Ultimately, the report concludes that all sources of electricity will be needed to get California within reach of its goal. “One of the big takeaways for me from this report was the fact that no one set of technology solutions alone is going to be sufficient to get us to the long-term goal,” Bryan Hannegan, vice president for Environment and Renewables at Electric Power Research Institute and co-author of the report, told GHG. The report says that in addition to cost, one of the largest deciding factors for which technologies will be used will be how much baseload-capacity legislators seek to mandate. “Low-GHG electricity capacity can be provided in a number of ways, and California has many options to choose from. Perhaps the biggest choice the State needs to make is whether (or how much) to ensure it has baseload power generation,” the study says.
Main Report Published in 2011
The CCS and renewables report is a supplement to a summary study published in May 2011 that attempts to map out pathways to reach the state’s greenhouse gas emissions reductions goals through 2050. It concludes that ultimately an “aggressive,” near-complete overhaul of the state’s electricity and transport sectors—as well as an extensive energy efficiency effort for buildings—will need to be undertaken over the next few decades to reach the 2050 goal. “Essentially, in this time period, every existing building will either be retrofit to higher efficiency standards or replaced, 60 percent of light-duty vehicles will use electricity, so that the average fuel economy will be roughly 70 miles per gallon. Additionally, the electricity generating capacity of the state will be almost entirely replaced and then doubled, and all with near zero-emission technology,” the report says. “Meanwhile, infrastructure to produce biofuels—costing tens of billions of dollars—will have to be built, biofuel imports must become available and fossil fuel use will have to decline dramatically.”
Even with those efforts put into place, the summary report says that currently available technology—including those being demonstrated today—will only be able to account for a 60 percent reduction in greenhouse gas emissions state-wide. It concludes that pushing for the full 80 percent reduction will require “significant levels of research, development, invention and innovation” for technology that is not yet in existence. “Getting all the way down to 80 percent cuts will almost certainly require major advances in near-zero-emissions fuels. This is by far the biggest technology gap…California can’t just spend or deploy its way to an 80 percent reduction or beyond — and neither can anywhere else,” co-author of the report Jane Long, a principal associate director at large at Lawrence Livermore National Laboratory, wrote in a related column for the scientific journal Nature.

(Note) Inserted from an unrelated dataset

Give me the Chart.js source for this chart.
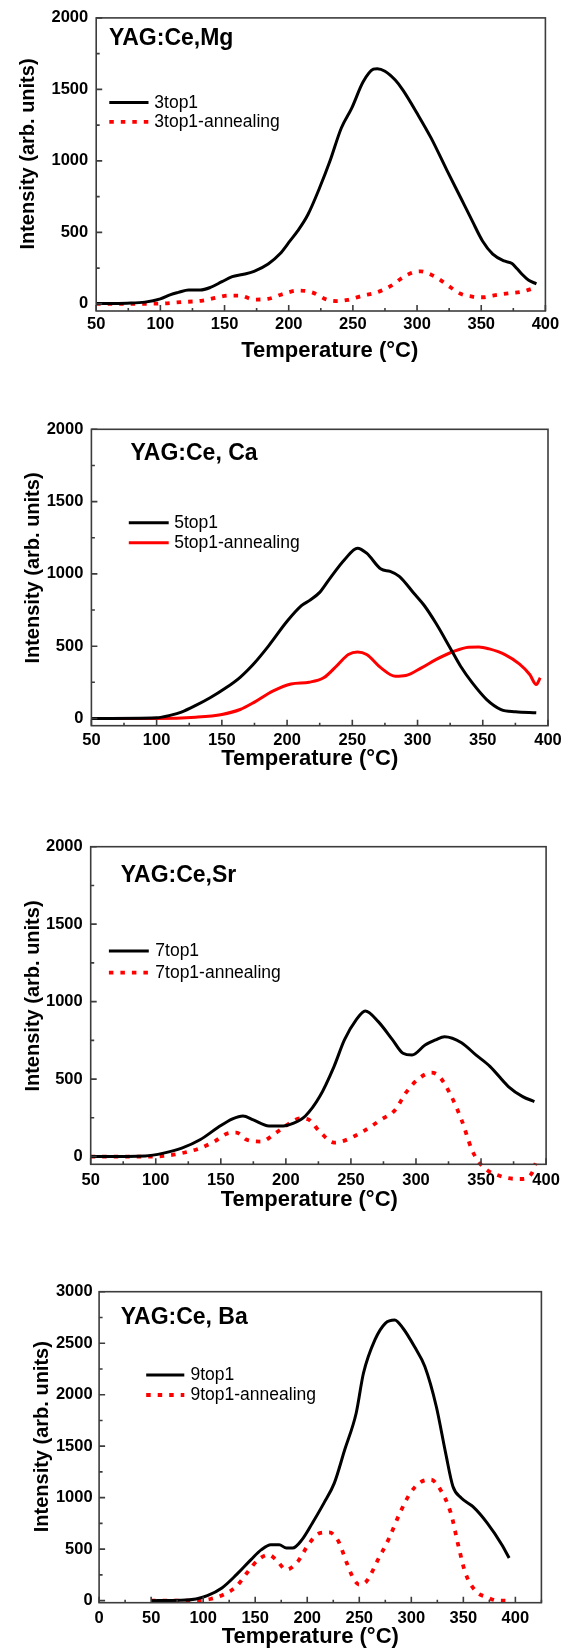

Despite the large-scale changes needed to meet the emissions reduction targets in the state, Greenblatt said that reaching California’s goal is still “possible.” “We’re not pretending that this will be a piece of cake. I think it’s going to be very difficult and it’s going to require a sustained commitment in the state to get there. But that’s why we’re starting to look at this now with a 40-year time horizon,” he said. “We’re getting on the right track with AB32…but we’re going to need a long-term investment in a number of infrastructure changes in order to get there.”